In practical terms, accuracy indicates how often the evaluator produces the same result as a qualified expert would. In qualitative domains, some disagreement is expected, especially for borderline cases.

## How we determine accuracy

Accuracy is calculated using a structured process:

1. [****Define the rubric.****](/evaluators/literacy-evaluators/subject-matter-knowledge/rubric)
2. **Create and annotate a benchmark dataset.**\
   Domain experts and educators label representative data according to the rubric.
3. **Build the evaluator based on a development dataset.**
4. **Run the evaluator on a separate test dataset annotated by experts to determine accuracy.**

## Baseline prompt comparison

Some evaluators are also compared to a **baseline prompt**.

A baseline prompt simulates what an edtech developer might construct quickly without:

* Expert annotation
* Structured rubric alignment
* Prompt optimization

We compare baseline performance to the final evaluator to measure the performance improvement provided by expert-driven development.

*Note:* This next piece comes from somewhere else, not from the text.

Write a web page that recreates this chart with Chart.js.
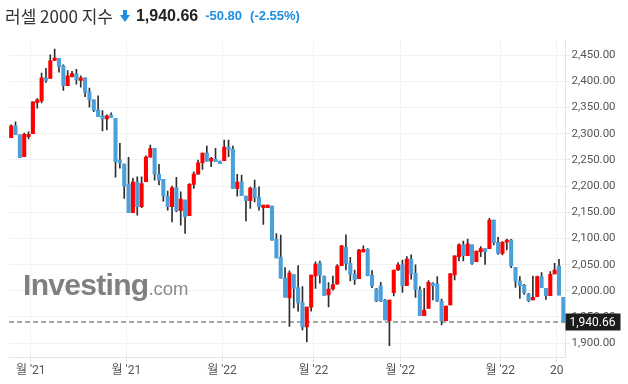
<!DOCTYPE html>
<html>
<head>
<meta charset="utf-8">
<script src="https://cdn.jsdelivr.net/npm/chart.js@4.4.1/dist/chart.umd.min.js"></script>
<style>
  html,body{margin:0;padding:0;background:#fff;}
  #wrap{position:relative;width:628px;height:384px;overflow:hidden;}
  #c{position:absolute;left:0;top:0;}
  #title{position:absolute;left:5px;top:3px;white-space:nowrap;height:24px;line-height:24px;}
  #title .name{font-family:"Noto Sans CJK KR",sans-serif;font-size:17px;color:#333;vertical-align:middle;}
  #title .arrow{display:inline-block;vertical-align:middle;margin-left:7px;margin-right:6px;}
  #title .last{font-family:"Liberation Sans",Arial,sans-serif;font-weight:bold;font-size:16px;color:#222;vertical-align:middle;}
  #title .chg{font-family:"Liberation Sans",Arial,sans-serif;font-weight:bold;font-size:13px;color:#1a8fe3;vertical-align:middle;margin-left:7px;}
  #logo{position:absolute;left:23px;top:268px;white-space:nowrap;color:#808080;}
  #logo .big{font-family:"Liberation Sans",Arial,sans-serif;font-weight:bold;font-size:30px;letter-spacing:-0.7px;}
  #logo .small{font-family:"Liberation Sans",Arial,sans-serif;font-size:18.5px;color:#8c8c8c;}
</style>
</head>
<body>
<div id="wrap">
  <canvas id="c" width="628" height="384"></canvas>
  <div id="title"><span class="name">러셀 2000 지수</span><svg class="arrow" width="10" height="12" viewBox="0 0 10 12"><rect x="3" y="0" width="4" height="6" fill="#1a8fe3"/><polygon points="0,5 10,5 5,12" fill="#1a8fe3"/></svg><span class="last">1,940.66</span><span class="chg">-50.80</span><span class="chg" style="margin-left:8px">(-2.55%)</span></div>
  <div id="logo"><span class="big">Investing</span><span class="small">.com</span></div>
</div>
<script>
// ---- data ----
const opens = [2292.7,2315,2297.8,2256.4,2294.6,2300.3,2359.5,2362.7,2406.7,2405.4,2439.8,2444,2429.6,2392,2409.2,2414.3,2401.6,2406.7,2380,2364.6,2345.5,2334,2328.3,2336,2329.6,2250,2242,2203.8,2149,2207.6,2160.5,2208.3,2255.4,2272,2223,2212.7,2180.9,2160.5,2196.8,2152.9,2173.2,2143.3,2203.2,2223,2244.6,2263,2247.8,2251.6,2247.8,2248.4,2274.5,2270.7,2195.5,2207.6,2180.9,2172,2196.2,2179,2158.6,2158.6,2161.8,2098.7,2064.3,2024.2,1986.6,2031.2,2006.3,1977.7,1931.2,1968.8,2028.6,2052.8,2028,1992.3,2003.8,2012.7,2048,2083,2052.5,2031.5,2023.2,2074.2,2079.3,2029.6,2003.5,2009.2,1982.5,1943,1996.5,2039.8,2049.4,2009.9,2060.8,2033.4,2001.6,1952.5,1966.5,2014.3,2013,1980.6,1943,1972.9,2030.2,2065.3,2087.6,2067.2,2087.6,2055.7,2074.8,2080.6,2080.6,2135.3,2092.7,2071.6,2092.7,2097.1,2044.9,2018.8,2011.1,1993.9,1982.5,1988.8,2027,2004.8,1990.8,2032.2,2047.4,1987.6];
const highs = [2317,2322.6,2297.8,2301,2303.5,2360.8,2367,2415.6,2425,2450.6,2461.5,2444,2431.5,2420.7,2419.4,2423.2,2410.5,2406.7,2387,2364.6,2372.3,2344.3,2336,2339.8,2329.6,2281.8,2242,2254.8,2214.6,2217.8,2217.8,2258,2278.3,2272,2241.4,2212.7,2190.4,2200,2216.6,2189,2173.2,2205,2227.4,2249.7,2263,2276.4,2254.8,2272,2247.8,2288,2288,2276.4,2222.3,2221,2180.9,2198,2211.5,2198.7,2163.7,2163.7,2161.8,2109.5,2106.4,2044.6,2038,2031.2,2048.4,2008.3,1968.8,2029.9,2055.4,2056.7,2028,2015.9,2028,2050.3,2087,2106.7,2064,2039.8,2079.3,2085.7,2080.5,2038.5,2004.8,2016.2,1983.7,1982.5,2039.8,2053.8,2058.9,2065.3,2068.5,2049.4,2008,2004.8,2019.4,2015.6,2027,1984.4,1971,2033.4,2066.6,2089.5,2095.2,2099,2087.6,2076,2084.4,2080.6,2138.5,2135.3,2102.2,2094,2099,2098.4,2044.9,2027,2012.4,1995,2028.3,2028.3,2034.7,2004.8,2036.6,2052.5,2060.2,1987.6];
const lows = [2292.7,2298.4,2254.4,2256.4,2290,2300.3,2348.7,2359,2397.8,2405.4,2439.8,2417.5,2382.5,2392,2408,2394.6,2388.8,2371,2350.6,2342.3,2332.8,2305.4,2307.3,2331,2216.9,2234,2176.4,2149,2149,2144.6,2158.6,2208.3,2255.4,2211.5,2202,2171.3,2154,2131.8,2151,2125.5,2109.5,2143.3,2195.5,2223,2231.8,2247.8,2237,2246.5,2242.7,2248.4,2256,2195.5,2180.9,2181.5,2133.7,2157.3,2170,2154,2126.7,2158.6,2096.8,2063,2024.2,1987.9,1931.8,1967.5,1961,1925.4,1902.5,1961,2004.4,2014.6,1991,1969.4,2001.3,2012.7,2048,2039.8,2018.8,2012.4,2023.2,2074.2,2028.4,2006,1979.3,1979.3,1944.3,1895.2,1990.1,2038.5,1997,2009.9,2022,1987.6,1952.5,1952.5,1966.5,1982.5,1979.3,1934.7,1943,1972.9,2020.7,2057,2057,2067.2,2050.6,2055.7,2065.3,2050.6,2080.6,2087.6,2069.7,2068.5,2078,2044.3,2006.7,1985.7,1993.3,1979.3,1982.5,1988.8,2006,1983.8,1990.8,2032.2,1992,1940.66];
const closes = [2315,2298.4,2254.4,2299,2299,2360.8,2364.6,2406.7,2401.6,2439,2444.3,2428,2392,2410.5,2415,2402.9,2406.7,2378.7,2364.6,2344.3,2332.8,2328.3,2334,2331,2246.8,2243.6,2200,2149,2207.6,2160.5,2205,2255.4,2272,2223,2211.5,2180.9,2160.5,2196.8,2152.9,2175.1,2141.4,2203.2,2223,2244.6,2263,2247.8,2252.9,2246.5,2242.7,2274.5,2269.4,2195.5,2207.6,2181.5,2172,2196.2,2177.7,2160.5,2163.7,2163.7,2096.8,2063,2024.2,1987.9,2033.7,2004.4,1977,1931.2,1968.8,2029.9,2051,2029.9,1991,2003.2,2012.1,2047.1,2085.7,2052.5,2031.5,2020.7,2078,2079.3,2029,2009.9,1980.6,1980.6,1944.3,1982.5,2039.8,2049.4,2009.9,2060.8,2032.2,2002.9,1952.5,1963.3,2016.2,2009.9,1980.6,1943,1971,2032.2,2066.6,2087.6,2067.2,2089.5,2052.5,2076,2080.6,2074.8,2135.3,2092,2071.6,2092.7,2097.1,2047.4,2018.8,2009.9,1996.5,1981.2,1987.6,2027,2006,1990.8,2031.5,2039.8,1991.46,1940.66];
const xTickLabels = ["월 '21","월 '21","월 '22","월 '22","월 '22","월 '22","20"];
const xTickAt = [4.5, 26.5, 48.5, 69.5, 89.5, 112.5, 125.5];
const yTickValues = [1900,1950,2000,2050,2100,2150,2200,2250,2300,2350,2400,2450];
const lastPrice = closes[closes.length - 1];

// ---- build datasets ----
const UP = '#ff0000', DOWN = '#4ba0dc';
const bodies = opens.map((o, i) => ({x: i, y: [o, closes[i]]}));
const wicks = opens.map((o, i) => ({x: i, y: [lows[i], highs[i]]}));
const bodyColors = opens.map((o, i) => closes[i] >= o ? UP : DOWN);
const n = opens.length;

const fmt2 = v => Number(v).toLocaleString('en-US', {minimumFractionDigits: 2, maximumFractionDigits: 2});

const priceTag = {
  id: 'priceTag',
  afterDraw(chart) {
    const {ctx, chartArea, scales} = chart;
    const y = scales.y.getPixelForValue(lastPrice);
    ctx.save();
    ctx.fillStyle = '#1c1c1c';
    ctx.fillRect(chartArea.right, Math.round(y) - 8.5, 55, 17);
    ctx.fillStyle = '#ffffff';
    ctx.font = '12px Roboto, "Liberation Sans", sans-serif';
    ctx.textBaseline = 'middle';
    ctx.textAlign = 'left';
    ctx.fillText(fmt2(lastPrice), chartArea.right + 4, Math.round(y) + 0.5);
    ctx.restore();
  }
};

Chart.defaults.font.family = 'Roboto, "Noto Sans CJK KR", sans-serif';
Chart.defaults.color = '#555';

new Chart(document.getElementById('c'), {
  type: 'bar',
  data: {
    datasets: [
      {type: 'bar', data: bodies, backgroundColor: bodyColors, barThickness: 3.4, grouped: false, minBarLength: 1, order: 0},
      {type: 'bar', data: wicks, backgroundColor: '#2e2e2e', barThickness: 1, grouped: false, order: 1},
      {type: 'line', data: [{x: -0.5, y: lastPrice}, {x: n - 0.5, y: lastPrice}], borderColor: '#8a8a8a', borderDash: [5, 3], borderWidth: 1.5, pointRadius: 0, order: 2}
    ]
  },
  options: {
    responsive: false,
    animation: false,
    devicePixelRatio: 1,
    layout: {padding: {left: 9, top: 40, right: 0, bottom: 0}},
    plugins: {legend: {display: false}, tooltip: {enabled: false}, title: {display: false}},
    scales: {
      x: {
        type: 'linear', min: -0.5, max: n - 0.5, offset: false,
        grid: {offset: false, color: '#f2f2f2', tickColor: '#e3e3e3', tickLength: 5},
        border: {color: '#e0e3e8'},
        ticks: {autoSkip: false, maxRotation: 0, padding: 2, font: {size: 12}, color: '#555',
                callback: (v, i) => xTickLabels[i]},
        afterBuildTicks: s => { s.ticks = xTickAt.map(v => ({value: v})); },
        afterFit: s => { s.height = 27; }
      },
      y: {
        type: 'linear', position: 'right', min: 1873.6, max: 2479,
        grid: {color: '#f2f2f2', tickColor: '#e3e3e3', tickLength: 4},
        border: {color: '#e0e3e8'},
        ticks: {padding: 2, font: {size: 11.5}, color: '#555', callback: v => fmt2(v)},
        afterBuildTicks: s => { s.ticks = yTickValues.map(v => ({value: v})); },
        afterFit: s => { s.width = 62.5; }
      }
    }
  },
  plugins: [priceTag]
});
</script>
</body>
</html>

## Types of accuracy metrics

You may see the following measurements:

| Measurement                  | Definition                                                              |
| :--------------------------- | :---------------------------------------------------------------------- |
| Overall accuracy             | Percentage of predictions that exactly match expert-annotated labels.   |
| Expert agreement rate        | Percentage of reviewed cases where experts agree with evaluator output. |
| Reasoning quality score      | Expert rating of explanation quality (often on a numeric scale).        |
| Baseline comparison accuracy | Performance relative to a minimal benchmark prompt.                     |

Not all evaluators report all metrics.

## Single-run accuracy

Accuracy values reflect **one execution per input**. Because LLM outputs are probabilistic, identical inputs may produce different results across runs.

To increase reliability in production:

* Run the evaluator multiple times on the same input.
* Treat each output as a vote.
* Select the majority result (for example, 3 runs with majority selection).

This approach reduces variability and increases stability.

## How to use the accuracy metrics in your work

Use accuracy to:

* Estimate expected agreement with expert judgment.
* Set appropriate thresholds for downstream logic.

Do not use accuracy alone to:

* Fully automate high-stakes decisions.
* Assume consistent performance outside the validated scope.
* Replace domain expertise where interpretation is critical.

Accuracy is a controlled measurement of alignment. It should inform implementation decisions, not replace judgment.